If it had been another company, the backlash may not have been so fierce. Last summer, Yorkshire Water was fined £1.6m for “reckless” sewage discharges in Bradford. In May this year, the company wrote to customers to apologise for high levels of sewage being discharged into rivers and seas. It said that by March 2025 it would have spent £180m to build more capacity to store wastewater.

The same month, the chief executive, Nicola Shaw, said she had declined her bonus in an acknowledgment of public anger. Four Yorkshire rivers – the Calder, the Aire, the Ouse and the Wharfe – featured in a Top 20 of sewage spillage into rivers in England and Wales in 2022.
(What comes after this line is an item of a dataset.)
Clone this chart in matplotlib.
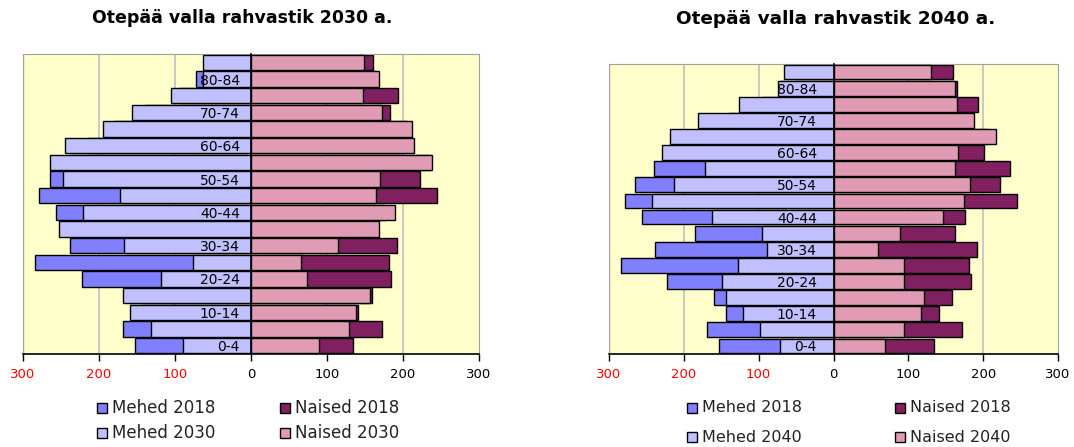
import matplotlib
matplotlib.use("Agg")
import matplotlib.pyplot as plt
from matplotlib.patches import Rectangle

W, H = 1074, 447
DPI = 100

# Age groups, bottom to top
ages = ["0-4", "5-9", "10-14", "15-19", "20-24", "25-29", "30-34", "35-39", "40-44",
        "45-49", "50-54", "55-59", "60-64", "65-69", "70-74", "75-79", "80-84", "85+"]
shown_labels = ["0-4", "10-14", "20-24", "30-34", "40-44", "50-54", "60-64", "70-74", "80-84"]

# 2018 (bottom to top)
mehed_2018 = [153, 169, 144, 160, 222, 284, 238, 185, 256, 279, 265, 240, 215, 180, 140, 95, 72, 50]
naised_2018 = [134, 172, 141, 159, 184, 181, 192, 162, 176, 245, 223, 236, 201, 205, 183, 193, 165, 160]

# 2030 projection
mehed_2030 = [90, 132, 159, 168, 119, 76, 167, 253, 221, 173, 247, 265, 245, 195, 157, 105, 63, 63]
naised_2030 = [90, 129, 138, 156, 74, 66, 114, 169, 190, 165, 170, 238, 215, 212, 173, 147, 169, 149]

# 2040 projection
mehed_2040 = [71, 98, 121, 143, 149, 128, 89, 96, 163, 242, 213, 172, 229, 218, 181, 126, 74, 66]
naised_2040 = [69, 94, 117, 121, 94, 94, 59, 89, 146, 174, 183, 163, 167, 217, 188, 165, 163, 130]

xticks = [-300, -200, -100, 0, 100, 200, 300]

C_M18 = "#8080FF"
C_M_NEW = "#C0C0FF"
C_N18 = "#802060"
C_N_NEW = "#E09CB4"
BG = "#FFFFCC"

fig = plt.figure(figsize=(W / DPI, H / DPI), dpi=DPI)


def px_axes(x0, x1, ytop, ybot):
    return fig.add_axes([x0 / W, (H - ybot) / H, (x1 - x0) / W, (ybot - ytop) / H])


def pyramid(ax, m_new, n_new, label_pad):
    y = list(range(len(ages)))
    h = 0.92
    ax.set_facecolor(BG)
    for gx in [-200, -100, 100, 200]:
        ax.axvline(gx, color="#C0C0C0", lw=1.2, zorder=0.5)
    ax.barh(y, [-v for v in mehed_2018], height=h, color=C_M18, edgecolor="black", lw=1.0, zorder=2)
    ax.barh(y, naised_2018, height=h, color=C_N18, edgecolor="black", lw=1.0, zorder=2)
    ax.barh(y, [-v for v in m_new], height=h, color=C_M_NEW, edgecolor="black", lw=1.0, zorder=3)
    ax.barh(y, n_new, height=h, color=C_N_NEW, edgecolor="black", lw=1.0, zorder=3)
    ax.set_xlim(-300, 300)
    ax.set_ylim(-0.5, len(ages) - 0.5)
    ax.set_xticks(xticks)
    ax.set_xticklabels([str(abs(t)) for t in xticks], fontsize=9.5)
    for t, lab in zip(xticks, ax.get_xticklabels()):
        lab.set_color("red" if t < 0 else "black")
    ax.tick_params(axis="x", length=5, width=1, direction="out", pad=5, color="black")
    ax.set_yticks(y)
    ax.set_yticklabels([a if a in shown_labels else "" for a in ages], fontsize=9.5)
    ax.tick_params(axis="y", length=0, pad=label_pad)
    ax.yaxis.set_zorder(6)
    ax.spines["left"].set_position(("data", 0))
    ax.spines["left"].set_color("black")
    ax.spines["left"].set_linewidth(1.2)
    ax.spines["left"].set_zorder(4)
    ax.spines["bottom"].set_color("black")
    ax.spines["bottom"].set_linewidth(1.2)
    ax.spines["top"].set_color("#A0A0A0")
    ax.spines["right"].set_color("#A0A0A0")
    ax.axvline(-300, color="#A0A0A0", lw=1.0, zorder=1)


ax1 = px_axes(23, 479, 54, 354)
pyramid(ax1, mehed_2030, naised_2030, label_pad=8)
ax2 = px_axes(609, 1058, 64, 354)
pyramid(ax2, mehed_2040, naised_2040, label_pad=12)

fig.text(242 / W, 1 - 18 / H, "Otepää valla rahvastik 2030 a.", ha="center", va="center",
         fontsize=12.5, fontweight="bold")
fig.text(836 / W, 1 - 19 / H, "Otepää valla rahvastik 2040 a.", ha="center", va="center",
         fontsize=13.3, fontweight="bold")


def legend_item(x, y, color, text, fs):
    s = 10
    fig.patches.append(Rectangle(((x) / W, (H - y - s / 2) / H), s / W, s / H,
                                 transform=fig.transFigure, facecolor=color,
                                 edgecolor="black", lw=1.0))
    fig.text((x + s + 5) / W, 1 - y / H, text, ha="left", va="center", fontsize=fs, color="#222222")


legend_item(97, 408, C_M18, "Mehed 2018", 12)
legend_item(97, 433, C_M_NEW, "Mehed 2030", 12)
legend_item(280, 408, C_N18, "Naised 2018", 12)
legend_item(280, 433, C_N_NEW, "Naised 2030", 12)

legend_item(687, 408, C_M18, "Mehed 2018", 11.5)
legend_item(687, 437, C_M_NEW, "Mehed 2040", 11.5)
legend_item(895, 408, C_N18, "Naised 2018", 11.5)
legend_item(895, 437, C_N_NEW, "Naised 2040", 11.5)

fig.savefig("out.png", dpi=DPI)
The environmental campaigner and former Undertones frontman Feargal Sharkey said the advert opened up questions about competency levels at Yorkshire Water.

He told BBC Breakfast: “It underlines the most serious point, once we get past the mild amusement of it all, and that is this laissez-faire, almost casual, indifference that water companies like Yorkshire Water use and show towards their customers. I personally think it was a most ridiculous thing for them to do and it calls into question, in my mind, who within the company actually approved it.”

Sharkey, once patron of the Live in Barnsley music festival, said he knew the people of Yorkshire to be a “staunchly proud, very closely knit community”.

A Yorkshire Water spokesperson said: “We recently shared a short teaser video for our new ‘word of mouth’ social media campaign to promote water saving. Unfortunately, it was shared before we’d had chance to do our normal checks on it and the stock footage that had been used didn’t capture the spirit of Yorkshire.

“Once we were aware of the mistake we immediately took the video down. The ‘word of mouth’ video series all contain Yorkshire residents talking about their water saving tips, and footage of our wonderful county.”